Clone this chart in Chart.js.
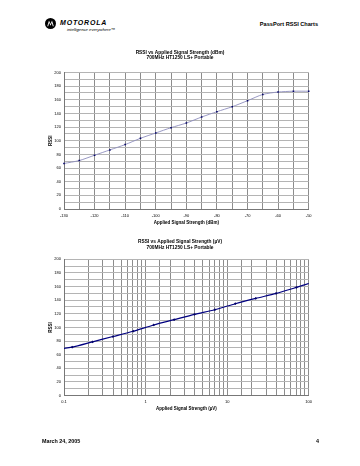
<!DOCTYPE html>
<html>
<head>
<meta charset="utf-8">
<script src="https://cdn.jsdelivr.net/npm/chart.js@4/dist/chart.umd.min.js"></script>
<style>
  html, body { margin: 0; padding: 0; background: #fff; }
  #page { position: relative; width: 360px; height: 466px; overflow: hidden; font-family: "Liberation Sans", Arial, sans-serif; color: #000; }
  .abs { position: absolute; white-space: nowrap; }
  #brand { left: 60px; top: 19px; font-size: 7px; font-weight: bold; font-style: italic; letter-spacing: 0.8px; line-height: 8px; }
  #tag { left: 67px; top: 27px; font-size: 4.2px; font-style: italic; line-height: 5px; }
  #hdr { right: 42px; top: 21px; font-size: 5.6px; font-weight: bold; line-height: 7px; }
  #date { left: 42px; top: 438px; font-size: 5.4px; font-weight: bold; line-height: 7px; }
  #pnum { left: 316px; top: 438px; font-size: 5.4px; font-weight: bold; line-height: 7px; }
  .wrap { position: absolute; left: 0; width: 360px; height: 195px; }
  #logo { left: 45px; top: 18px; width: 11px; height: 11px; }
</style>
</head>
<body>
<div id="page">
  <svg id="logo" class="abs" viewBox="0 0 22 22">
    <circle cx="11" cy="11" r="11" fill="#000"/>
    <path d="M4.5 16.5 L8 5 L11 12 L14 5 L17.5 16.5 L15.6 16.5 L13.6 9.5 L11 15.5 L8.4 9.5 L6.4 16.5 Z" fill="#fff"/>
  </svg>
  <div id="brand" class="abs">MOTOROLA</div>
  <div id="tag" class="abs">intelligence everywhere&trade;</div>
  <div id="hdr" class="abs">PassPort RSSI Charts</div>
  <div class="wrap" style="top:40px"><canvas id="c1" width="360" height="195"></canvas></div>
  <div class="wrap" style="top:230px"><canvas id="c2" width="360" height="195"></canvas></div>
  <div id="date" class="abs">March 24, 2005</div>
  <div id="pnum" class="abs">4</div>
</div>
<script>
// ---- data ----
const dbmLevels = [-130, -125, -120, -115, -110, -105, -100, -95, -90, -85, -80, -75, -70, -65, -60, -55, -50];
const microvoltLevels = [0.0707, 0.126, 0.224, 0.398, 0.707, 1.26, 2.24, 3.98, 7.07, 12.6, 22.4, 39.8, 70.7, 126, 224, 398, 707];
const rssiValues = [66.7, 71, 78.8, 86.6, 94.4, 103.6, 111.4, 119.2, 126, 134.8, 142.6, 149.9, 158.7, 167.9, 171.4, 172.6, 172.6];
const dbmTickLabels = [-130, -120, -110, -100, -90, -80, -70, -60, -50];
const uvTickLabels = [0.1, 1, 10, 100];
const rssiTickLabels = [0, 20, 40, 60, 80, 100, 120, 140, 160, 180, 200];
const chart1Title = ['RSSI vs Applied Signal Strength (dBm)', '700MHz HT1250 LS+ Portable'];
const chart2Title = ['RSSI vs Applied Signal Strength (\u00B5V)', '700MHz HT1250 LS+ Portable'];
const xTitle1 = 'Applied Signal Strength (dBm)';
const xTitle2 = 'Applied Signal Strength (\u00B5V)';
const yTitle = 'RSSI';

Chart.defaults.font.family = '"Liberation Sans", Arial, sans-serif';
Chart.defaults.color = '#000';

const vGrid = '#8c8c8c';
const hGrid = '#b4b4b4';

function yScale() {
  return {
    type: 'linear', min: 0, max: 200,
    afterFit: s => { s.width = 64; },
    border: { color: '#777', width: 1 },
    grid: { color: hGrid, lineWidth: 1, drawTicks: false },
    ticks: {
      stepSize: 10, autoSkip: false, padding: 3, font: { size: 4 },
      callback: v => rssiTickLabels.includes(v) ? String(v) : ''
    },
    title: { display: true, text: yTitle, font: { size: 4.5, weight: 'bold' }, padding: { top: 48.3, bottom: 0 } }
  };
}

// empty right-hand spacer axis so the plot ends where the reference does
function spacerScale() {
  return {
    type: 'linear', position: 'right', display: true,
    afterFit: s => { s.width = 51.3; },
    grid: { display: false, drawTicks: false }, border: { display: false },
    ticks: { display: false }, title: { display: false }
  };
}

function titleOpts(text, pt, pb) {
  return { display: true, text: text, font: { size: 4.8, weight: 'bold', lineHeight: 1.2 }, color: '#000', padding: { top: pt, bottom: pb } };
}

new Chart(document.getElementById('c1'), {
  type: 'line',
  data: {
    datasets: [{
      data: dbmLevels.map((x, i) => ({ x: x, y: rssiValues[i] })),
      borderColor: '#8d8dbd', borderWidth: 0.9, tension: 0.25,
      pointStyle: 'rect', pointRadius: 1.1, pointBackgroundColor: '#000066', pointBorderColor: '#000066', pointBorderWidth: 0,
      clip: 4, yAxisID: 'y'
    }]
  },
  options: {
    responsive: false, animation: false, devicePixelRatio: 1,
    layout: { padding: 0 },
    plugins: { legend: { display: false }, tooltip: { enabled: false }, title: titleOpts(chart1Title, 9.4, 11.6) },
    scales: {
      x: {
        type: 'linear', min: -130, max: -50,
        afterFit: s => { s.height = 26; },
        border: { color: '#777', width: 1 },
        grid: { color: vGrid, lineWidth: 1, drawTicks: false },
        ticks: { stepSize: 5, autoSkip: false, maxRotation: 0, padding: 4, font: { size: 4 },
          callback: v => dbmTickLabels.includes(v) ? String(v) : '' },
        title: { display: true, text: xTitle1, font: { size: 4.5, weight: 'bold' }, padding: { top: 0, bottom: 10 } }
      },
      y: yScale(),
      spacer: spacerScale()
    }
  }
});

new Chart(document.getElementById('c2'), {
  type: 'line',
  data: {
    datasets: [{
      data: microvoltLevels.map((x, i) => ({ x: x, y: rssiValues[i] })),
      borderColor: '#000080', borderWidth: 1.2, tension: 0.25,
      pointStyle: 'rectRot', pointRadius: 1.4, pointBackgroundColor: '#000066', pointBorderColor: '#000066', pointBorderWidth: 0,
      yAxisID: 'y'
    }]
  },
  options: {
    responsive: false, animation: false, devicePixelRatio: 1,
    layout: { padding: 0 },
    plugins: { legend: { display: false }, tooltip: { enabled: false }, title: titleOpts(chart2Title, 8.6, 9.2) },
    scales: {
      x: {
        type: 'logarithmic', min: 0.1, max: 100,
        afterFit: s => { s.height = 29.5; },
        border: { color: '#777', width: 1 },
        grid: { color: vGrid, lineWidth: 1, drawTicks: false },
        ticks: { autoSkip: false, maxRotation: 0, padding: 4, font: { size: 4 },
          callback: v => { const t = uvTickLabels.find(u => Math.abs(u - v) / u < 1e-6); return t === undefined ? '' : String(t); } },
        title: { display: true, text: xTitle2, font: { size: 4.5, weight: 'bold' }, padding: { top: 0, bottom: 14 } }
      },
      y: yScale(),
      spacer: spacerScale()
    }
  }
});
</script>
</body>
</html>
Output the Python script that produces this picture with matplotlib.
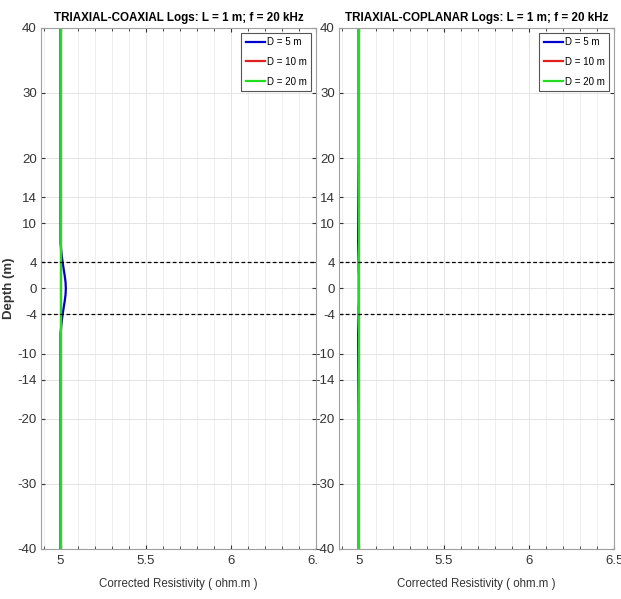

## DIRECTIONS FOR THIS TASK
Copy every record above exactly, leaving out the pictures.

## REPLY TO THE EXERCISE
Clone this chart in Chart.js.
<!DOCTYPE html>
<html>
<head>
<meta charset="utf-8">
<script src="https://cdn.jsdelivr.net/npm/chart.js@4/dist/chart.umd.min.js"></script>
<style>
  html, body { margin: 0; padding: 0; background: #fff; }
  #page { position: relative; width: 360px; height: 466px; overflow: hidden; font-family: "Liberation Sans", Arial, sans-serif; color: #000; }
  .abs { position: absolute; white-space: nowrap; }
  #brand { left: 60px; top: 19px; font-size: 7px; font-weight: bold; font-style: italic; letter-spacing: 0.8px; line-height: 8px; }
  #tag { left: 67px; top: 27px; font-size: 4.2px; font-style: italic; line-height: 5px; }
  #hdr { right: 42px; top: 21px; font-size: 5.6px; font-weight: bold; line-height: 7px; }
  #date { left: 42px; top: 438px; font-size: 5.4px; font-weight: bold; line-height: 7px; }
  #pnum { left: 316px; top: 438px; font-size: 5.4px; font-weight: bold; line-height: 7px; }
  .wrap { position: absolute; left: 0; width: 360px; height: 195px; }
  #logo { left: 45px; top: 18px; width: 11px; height: 11px; }
</style>
</head>
<body>
<div id="page">
  <svg id="logo" class="abs" viewBox="0 0 22 22">
    <circle cx="11" cy="11" r="11" fill="#000"/>
    <path d="M4.5 16.5 L8 5 L11 12 L14 5 L17.5 16.5 L15.6 16.5 L13.6 9.5 L11 15.5 L8.4 9.5 L6.4 16.5 Z" fill="#fff"/>
  </svg>
  <div id="brand" class="abs">MOTOROLA</div>
  <div id="tag" class="abs">intelligence everywhere&trade;</div>
  <div id="hdr" class="abs">PassPort RSSI Charts</div>
  <div class="wrap" style="top:40px"><canvas id="c1" width="360" height="195"></canvas></div>
  <div class="wrap" style="top:230px"><canvas id="c2" width="360" height="195"></canvas></div>
  <div id="date" class="abs">March 24, 2005</div>
  <div id="pnum" class="abs">4</div>
</div>
<script>
// ---- data ----
const dbmLevels = [-130, -125, -120, -115, -110, -105, -100, -95, -90, -85, -80, -75, -70, -65, -60, -55, -50];
const microvoltLevels = [0.0707, 0.126, 0.224, 0.398, 0.707, 1.26, 2.24, 3.98, 7.07, 12.6, 22.4, 39.8, 70.7, 126, 224, 398, 707];
const rssiValues = [66.7, 71, 78.8, 86.6, 94.4, 103.6, 111.4, 119.2, 126, 134.8, 142.6, 149.9, 158.7, 167.9, 171.4, 172.6, 172.6];
const dbmTickLabels = [-130, -120, -110, -100, -90, -80, -70, -60, -50];
const uvTickLabels = [0.1, 1, 10, 100];
const rssiTickLabels = [0, 20, 40, 60, 80, 100, 120, 140, 160, 180, 200];
const chart1Title = ['RSSI vs Applied Signal Strength (dBm)', '700MHz HT1250 LS+ Portable'];
const chart2Title = ['RSSI vs Applied Signal Strength (\u00B5V)', '700MHz HT1250 LS+ Portable'];
const xTitle1 = 'Applied Signal Strength (dBm)';
const xTitle2 = 'Applied Signal Strength (\u00B5V)';
const yTitle = 'RSSI';

Chart.defaults.font.family = '"Liberation Sans", Arial, sans-serif';
Chart.defaults.color = '#000';

const vGrid = '#8c8c8c';
const hGrid = '#b4b4b4';

function yScale() {
  return {
    type: 'linear', min: 0, max: 200,
    afterFit: s => { s.width = 64; },
    border: { color: '#777', width: 1 },
    grid: { color: hGrid, lineWidth: 1, drawTicks: false },
    ticks: {
      stepSize: 10, autoSkip: false, padding: 3, font: { size: 4 },
      callback: v => rssiTickLabels.includes(v) ? String(v) : ''
    },
    title: { display: true, text: yTitle, font: { size: 4.5, weight: 'bold' }, padding: { top: 48.3, bottom: 0 } }
  };
}

// empty right-hand spacer axis so the plot ends where the reference does
function spacerScale() {
  return {
    type: 'linear', position: 'right', display: true,
    afterFit: s => { s.width = 51.3; },
    grid: { display: false, drawTicks: false }, border: { display: false },
    ticks: { display: false }, title: { display: false }
  };
}

function titleOpts(text, pt, pb) {
  return { display: true, text: text, font: { size: 4.8, weight: 'bold', lineHeight: 1.2 }, color: '#000', padding: { top: pt, bottom: pb } };
}

new Chart(document.getElementById('c1'), {
  type: 'line',
  data: {
    datasets: [{
      data: dbmLevels.map((x, i) => ({ x: x, y: rssiValues[i] })),
      borderColor: '#8d8dbd', borderWidth: 0.9, tension: 0.25,
      pointStyle: 'rect', pointRadius: 1.1, pointBackgroundColor: '#000066', pointBorderColor: '#000066', pointBorderWidth: 0,
      clip: 4, yAxisID: 'y'
    }]
  },
  options: {
    responsive: false, animation: false, devicePixelRatio: 1,
    layout: { padding: 0 },
    plugins: { legend: { display: false }, tooltip: { enabled: false }, title: titleOpts(chart1Title, 9.4, 11.6) },
    scales: {
      x: {
        type: 'linear', min: -130, max: -50,
        afterFit: s => { s.height = 26; },
        border: { color: '#777', width: 1 },
        grid: { color: vGrid, lineWidth: 1, drawTicks: false },
        ticks: { stepSize: 5, autoSkip: false, maxRotation: 0, padding: 4, font: { size: 4 },
          callback: v => dbmTickLabels.includes(v) ? String(v) : '' },
        title: { display: true, text: xTitle1, font: { size: 4.5, weight: 'bold' }, padding: { top: 0, bottom: 10 } }
      },
      y: yScale(),
      spacer: spacerScale()
    }
  }
});

new Chart(document.getElementById('c2'), {
  type: 'line',
  data: {
    datasets: [{
      data: microvoltLevels.map((x, i) => ({ x: x, y: rssiValues[i] })),
      borderColor: '#000080', borderWidth: 1.2, tension: 0.25,
      pointStyle: 'rectRot', pointRadius: 1.4, pointBackgroundColor: '#000066', pointBorderColor: '#000066', pointBorderWidth: 0,
      yAxisID: 'y'
    }]
  },
  options: {
    responsive: false, animation: false, devicePixelRatio: 1,
    layout: { padding: 0 },
    plugins: { legend: { display: false }, tooltip: { enabled: false }, title: titleOpts(chart2Title, 8.6, 9.2) },
    scales: {
      x: {
        type: 'logarithmic', min: 0.1, max: 100,
        afterFit: s => { s.height = 29.5; },
        border: { color: '#777', width: 1 },
        grid: { color: vGrid, lineWidth: 1, drawTicks: false },
        ticks: { autoSkip: false, maxRotation: 0, padding: 4, font: { size: 4 },
          callback: v => { const t = uvTickLabels.find(u => Math.abs(u - v) / u < 1e-6); return t === undefined ? '' : String(t); } },
        title: { display: true, text: xTitle2, font: { size: 4.5, weight: 'bold' }, padding: { top: 0, bottom: 14 } }
      },
      y: yScale(),
      spacer: spacerScale()
    }
  }
});
</script>
</body>
</html>
Output the Python script that produces this picture with matplotlib.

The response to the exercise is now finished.